[pkg-gnupg-maint] GnuPG package split and interlocking dependencies [was: Re: Bug#873499: Should depend on "gnupg | gnupg2 | gpg"]
Daniel Kahn Gillmor
dkg at debian.org
Mon Sep 11 15:31:03 UTC 2017
[ moving (and setting m-f-t) to pkg-gnupg-maint, which is a more
appropriate forum for this discussion. for folks just joining us for
the backlog, please see https://bugs.debian.org/873499 ]
On Mon 2017-09-11 16:56:39 +0200, Yuri D'Elia wrote:
> On Mon, Sep 11 2017, Daniel Kahn Gillmor wrote:
>> On Mon 2017-09-11 14:28:29 +0200, Yuri D'Elia wrote:
>>> I'd rather go for this route, and recommend gpg-agent from gpg,
>>
>> gpg already Recommends: gnupg, which itself Depends: gpg-agent.
>
> I'd recommend gpg-agent, and suggest gnupg instead.
why? upstream recommends shipping all the binaries in a single package
as the standard deployment. I'm trying to meet them halfway here.
The definition of Recommends is:
This declares a strong, but not absolute, dependency.
The Recommends field should list packages that would be found together with this one in all but unusual installations.

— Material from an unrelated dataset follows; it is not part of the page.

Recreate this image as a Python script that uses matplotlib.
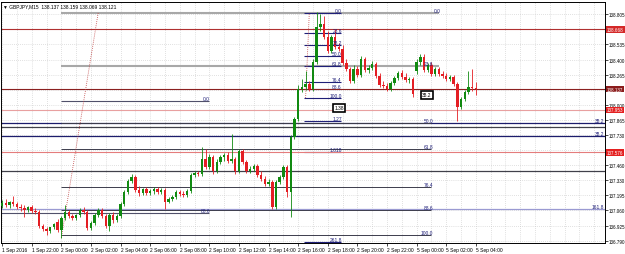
import matplotlib
matplotlib.use("Agg")
import matplotlib.pyplot as plt
import matplotlib.transforms as mtransforms
import numpy as np

# GBPJPY M15, 1 Sep 2016 20:00 .. 5 Sep 2016 04:00 (weekend bars absent)
opens = [
    137.100, 137.127, 137.109, 137.135, 137.118, 137.091, 137.082, 137.064, 137.091, 137.055,
    137.047, 136.922, 136.896, 136.878, 136.913, 136.958, 136.887, 136.993, 137.047, 137.011,
    136.993, 137.020, 137.064, 137.047, 136.905, 136.949, 137.020, 137.064, 137.011, 136.922,
    137.020, 136.976, 137.011, 137.118, 137.224, 137.322, 137.357, 137.242, 137.215, 137.251,
    137.215, 137.233, 137.251, 137.224, 137.242, 137.135, 137.162, 137.180, 137.224, 137.206,
    137.198, 137.233, 137.375, 137.393, 137.384, 137.517, 137.446, 137.535, 137.411, 137.491,
    137.535, 137.553, 137.499, 137.517, 137.411, 137.588, 137.491, 137.411, 137.428, 137.455,
    137.375, 137.340, 137.295, 137.313, 137.091, 137.313, 137.357, 137.446, 137.224, 137.713,
    137.872, 138.139, 138.157, 138.183, 138.139, 138.379, 138.689, 138.716, 138.601, 138.476,
    138.601, 138.512, 138.494, 138.370, 138.316, 138.210, 138.316, 138.263, 138.405, 138.308,
    138.325, 138.361, 138.254, 138.174, 138.165, 138.139, 138.192, 138.237, 138.281, 138.245,
    138.219, 138.228, 138.299, 138.379, 138.423, 138.308, 138.352, 138.272, 138.316, 138.272,
    138.254, 138.228, 138.245, 138.183, 137.979, 138.050, 138.112, 138.157, 138.148,
]
highs = [
    137.153, 137.162, 137.144, 137.189, 137.135, 137.118, 137.109, 137.100, 137.109, 137.082,
    137.064, 136.940, 136.913, 136.913, 136.949, 136.984, 137.011, 137.109, 137.064, 137.029,
    137.029, 137.082, 137.091, 137.064, 136.967, 137.038, 137.082, 137.082, 137.029, 137.038,
    137.047, 137.029, 137.135, 137.242, 137.340, 137.384, 137.375, 137.277, 137.260, 137.269,
    137.251, 137.269, 137.269, 137.260, 137.260, 137.180, 137.198, 137.242, 137.242, 137.233,
    137.251, 137.393, 137.411, 137.411, 137.624, 137.606, 137.562, 137.553, 137.517, 137.553,
    137.570, 137.579, 137.739, 137.535, 137.606, 137.606, 137.508, 137.455, 137.473, 137.473,
    137.411, 137.366, 137.340, 137.331, 137.331, 137.375, 137.464, 137.464, 137.730, 137.890,
    138.174, 138.228, 138.299, 138.210, 138.405, 138.823, 138.805, 138.787, 138.654, 138.618,
    138.672, 138.547, 138.529, 138.405, 138.334, 138.352, 138.343, 138.432, 138.423, 138.352,
    138.387, 138.379, 138.281, 138.210, 138.192, 138.210, 138.254, 138.299, 138.308, 138.281,
    138.245, 138.245, 138.405, 138.450, 138.450, 138.370, 138.379, 138.334, 138.334, 138.299,
    138.281, 138.263, 138.263, 138.201, 138.068, 138.130, 138.299, 138.316, 138.201,
]
lows = [
    137.082, 137.091, 137.082, 137.100, 137.073, 137.055, 137.002, 137.047, 137.038, 137.029,
    136.905, 136.878, 136.842, 136.860, 136.896, 136.869, 136.816, 136.976, 136.993, 136.976,
    136.976, 137.002, 137.029, 136.887, 136.887, 136.931, 137.002, 136.993, 136.905, 136.878,
    136.949, 136.958, 136.993, 137.100, 137.206, 137.304, 137.224, 137.189, 137.198, 137.198,
    137.198, 137.206, 137.206, 137.206, 137.073, 137.127, 137.144, 137.162, 137.189, 137.180,
    137.180, 137.215, 137.357, 137.366, 137.366, 137.428, 137.428, 137.384, 137.393, 137.473,
    137.499, 137.482, 137.482, 137.384, 137.393, 137.473, 137.393, 137.393, 137.411, 137.357,
    137.322, 137.277, 137.277, 137.073, 137.073, 137.295, 137.340, 137.180, 137.002, 137.695,
    137.855, 138.112, 138.130, 138.121, 138.121, 138.361, 138.654, 138.583, 138.458, 138.458,
    138.494, 138.476, 138.352, 138.299, 138.192, 138.192, 138.245, 138.245, 138.290, 138.281,
    138.308, 138.237, 138.157, 138.148, 138.121, 138.121, 138.174, 138.219, 138.228, 138.201,
    138.192, 138.068, 138.272, 138.352, 138.290, 138.290, 138.254, 138.254, 138.254, 138.237,
    138.210, 138.210, 138.165, 137.855, 137.961, 138.032, 138.094, 138.121, 138.086,
]
closes = [
    137.127, 137.109, 137.135, 137.118, 137.091, 137.082, 137.064, 137.091, 137.055, 137.047,
    136.922, 136.896, 136.878, 136.913, 136.940, 136.887, 136.993, 137.047, 137.011, 136.993,
    137.020, 137.064, 137.047, 136.905, 136.949, 137.020, 137.064, 137.011, 136.922, 137.020,
    136.976, 137.011, 137.118, 137.224, 137.322, 137.357, 137.242, 137.215, 137.251, 137.215,
    137.233, 137.251, 137.224, 137.242, 137.135, 137.162, 137.180, 137.224, 137.206, 137.198,
    137.233, 137.375, 137.393, 137.384, 137.517, 137.446, 137.535, 137.411, 137.491, 137.535,
    137.553, 137.499, 137.517, 137.411, 137.588, 137.491, 137.411, 137.428, 137.455, 137.375,
    137.340, 137.295, 137.313, 137.091, 137.313, 137.357, 137.446, 137.224, 137.713, 137.872,
    138.139, 138.157, 138.183, 138.139, 138.379, 138.689, 138.716, 138.601, 138.476, 138.601,
    138.512, 138.494, 138.370, 138.316, 138.210, 138.316, 138.263, 138.405, 138.308, 138.325,
    138.361, 138.254, 138.174, 138.165, 138.139, 138.192, 138.237, 138.281, 138.245, 138.219,
    138.228, 138.094, 138.379, 138.423, 138.308, 138.352, 138.272, 138.316, 138.272, 138.254,
    138.228, 138.245, 138.183, 137.979, 138.050, 138.112, 138.157, 138.148, 138.137,
]

# time axis labels (bar index, text)
xtick_bars = [0, 8, 16, 24, 32, 40, 48, 56, 64, 72, 80, 88, 96, 104, 112, 120, 128]
xtick_labels = ["1 Sep 2016", "1 Sep 22:00", "2 Sep 00:00", "2 Sep 02:00", "2 Sep 04:00",
                "2 Sep 06:00", "2 Sep 08:00", "2 Sep 10:00", "2 Sep 12:00", "2 Sep 14:00",
                "2 Sep 16:00", "2 Sep 18:00", "2 Sep 20:00", "2 Sep 22:00", "5 Sep 00:00",
                "5 Sep 02:00", "5 Sep 04:00"]

# price scale
ytick_values = [138.805, 138.535, 138.400, 138.265, 138.000, 137.865, 137.730,
                137.460, 137.330, 137.195, 137.060, 136.925, 136.790]
hidden_grid = [138.670, 138.130, 137.595]

# horizontal price lines with a price box on the scale
hline_prices = [138.668, 138.137, 137.953, 137.576]

# small fibo (spike high to 2 Sep 16:00 base)
sfib_labels = ["0.0", "23.6", "38.2", "50.0", "61.8", "76.4", "88.6", "100.0", "1.27", "1.618", "261.8"]
sfib_prices = [138.814, 138.636, 138.529, 138.432, 138.343, 138.201, 138.139, 138.059,
               137.855, 137.579, 136.780]

# big fibo (2 Sep low to spike high)
bfib_labels = ["0.0", "23.6", "50.0", "61.8", "76.4", "88.6", "100.0"]
bfib_prices = [138.814, 138.343, 137.837, 137.606, 137.269, 137.064, 136.842]

# lines across the whole chart
wide_prices = [137.837, 137.802, 137.722, 137.411, 137.073]
wide_labels = ["38.2", "", "38.2", "", "161.8"]

# shorter lines on the left part
left_prices = [138.032, 137.038]
left_labels = ["0.0", "88.6"]

# boxed notes
note_texts = ["1.38", "38.2"]
note_bars = [91.0, 114.8]
note_prices = [137.970, 138.086]

GREEN = "#118a11"
RED = "#e41e24"
NAVY = "#1f1f78"
FS = 3.5
YFS = 3.25

plt.rcParams["font.family"] = ["Liberation Sans", "DejaVu Sans"]

fig = plt.figure(figsize=(6.25, 2.55), dpi=100)
ax = fig.add_axes([1 / 625, 11 / 255, 604 / 625, 241 / 255])
ax.set_xlim(-0.3, 162.9)
ax.set_ylim(136.771, 138.911)
yx = mtransforms.blended_transform_factory(ax.transAxes, ax.transData)

# grid
for b in range(0, 164, 4):
    ax.axvline(b, color="#c4c4c4", lw=0.5, ls=(0, (1, 2)), zorder=0)
for p in ytick_values + hidden_grid:
    ax.axhline(p, color="#c4c4c4", lw=0.5, ls=(0, (1, 2)), zorder=0)

# overlays
for p, lab in zip(wide_prices, wide_labels):
    col = "#9a9ad2" if lab == "161.8" else ("#1c1c6c" if lab else "#40404a")
    ax.axhline(p, color=col, lw=0.9, zorder=1)
    if lab:
        ax.text(162.6, p, lab, color=NAVY, fontsize=FS, ha="right", va="bottom", zorder=6)

for p, lab in zip(left_prices, left_labels):
    ax.hlines(p, 16 if lab == "0.0" else -0.3, 56, color="#50506a", lw=0.8, zorder=1)
    ax.text(56.2, p, lab, color=NAVY, fontsize=FS, ha="right", va="bottom", zorder=6)

for k, (p, lab) in enumerate(zip(bfib_prices, bfib_labels)):
    if k < 2:
        ax.hlines(p, 16, 118, color="#a8a8a8", lw=1.5, zorder=1)
    else:
        ax.hlines(p, 16, 116, color="#3c3c4c", lw=0.7, zorder=1)
    ax.text(116.5 if k else 118.5, p, lab, color=NAVY, fontsize=FS, ha="right", va="bottom", zorder=6)
ax.plot([16, 26], [lows[16], highs[85]], color="#c04040", lw=0.6, ls=(0, (1, 1.5)), zorder=2)

for p, lab in zip(sfib_prices, sfib_labels):
    ax.hlines(p, 81.6, 91.6, color=NAVY, lw=0.8, zorder=1)
    ax.text(91.8, p, lab, color=NAVY, fontsize=FS, ha="right", va="bottom", zorder=6)
ax.plot([82, 83], [sfib_prices[7], sfib_prices[0]], color="#c04040", lw=0.6, ls=(0, (1, 1.5)), zorder=2)

hline_colors = ["#b03030", "#8b2020", "#e8a0a0", "#e47c7c"]
box_colors = ["#d42828", "#8b1c1c", "#e42020", "#e42020"]
for p, lc, bc in zip(hline_prices, hline_colors, box_colors):
    ax.axhline(p, color=lc, lw=0.8, zorder=1)
    ax.text(1.0035, p, f"{p:.3f}", transform=yx, color="white", fontsize=YFS, ha="left", va="center",
            bbox=dict(fc=bc, ec="none", pad=0.5), clip_on=False, zorder=7)

# candles
o = np.array(opens)
h = np.array(highs)
l = np.array(lows)
c = np.array(closes)
x = np.arange(len(c))
col = np.where(c >= o, GREEN, RED)
ax.vlines(x, l, h, colors=col, lw=0.6, zorder=3)
ax.bar(x, np.maximum(np.abs(c - o), 0.004), bottom=np.minimum(o, c), width=0.66,
       color=col, lw=0, zorder=4)

for t, b, p in zip(note_texts, note_bars, note_prices):
    ax.text(b, p, t, color="black", fontsize=FS, ha="center", va="center", zorder=8,
            bbox=dict(fc="white", ec="black", lw=1.2, pad=0.9))

# axes
ax.yaxis.tick_right()
ax.set_yticks(ytick_values)
ax.set_yticklabels([f"{v:.3f}" for v in ytick_values])
ax.set_xticks(xtick_bars)
ax.set_xticklabels(xtick_labels)
for t in ax.get_xticklabels():
    t.set_ha("left")
ax.tick_params(axis="x", labelsize=FS, length=2, width=0.5, pad=1.2, colors="black")
ax.tick_params(axis="y", labelsize=YFS, length=2, width=0.5, pad=0.6, colors="black")
for s in ax.spines.values():
    s.set_linewidth(0.7)

ax.text(0.004, 0.995, "\u25bc GBPJPY,M15  138.137 138.159 138.069 138.121", transform=ax.transAxes,
        fontsize=FS, ha="left", va="top", zorder=9)

fig.savefig("out.png", dpi=100)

https://www.debian.org/doc/debian-policy/index.html#binary-dependencies-depends-recommends-suggests-enhances-pre-depends
Upstream's preference is to have all the binaries installed, and gpg
itself is never even tested upstream without having all the other
binaries available.
I'm willing to keep the split in debian to support narrowly-scoped, tiny
systems administered by technically-competent people. But we've got
enough issues to focus on without encouraging full-blown desktop systems
that have gpg fail because of missing dependenencies, which is what i
think would happen if we moved the rest of the suite out of Recommends.
Do you think that wouldn't happen?
>> This package contains /usr/bin/gpg itself, and is useful on its own
>> only for public key operations (encryption, signature verification,
>> listing OpenPGP certificates, etc). If you want full capabilities
>> (including secret key operations, network access, etc), please
>> install the "gnupg" package, which pulls in the full suite of tools.
>
> This package contains /usr/bin/gpg itself, and is useful on its own only
> for public key operations (encryption, signature verification, listing
> OpenPGP certificates, etc). For operations involving secret keys and
> passphrases, gpg-agent is also required. If you want full capabilities
> (network access, X.509 and CMS and all other command line utilities),
> please install the "gnupg" package, which pulls in the full suite of
> tools.
Thanks for the suggested text. Can you explain why the package
Description: should call out secret key use separately from, say,
network access, or other modules of the suite?
> I don't oppose the idea of a separated process with different
> capabilities. This is fine for using gpg as a daemon for interactive
> usage.
gpg is not a daemon, it's a one-shot process, which knows how to talk to
various system daemons.
> But on the other side, when all you want to do is use gpg in a batch
> script and it fed stuff which is already on disk, these separate
> processes do hardly anything useful.
they most certainly do -- for just one example, in a batch script where
gpg is invoked a number of times, the long-running dirmngr process can
cache knowledge about the network between invocations of gpg.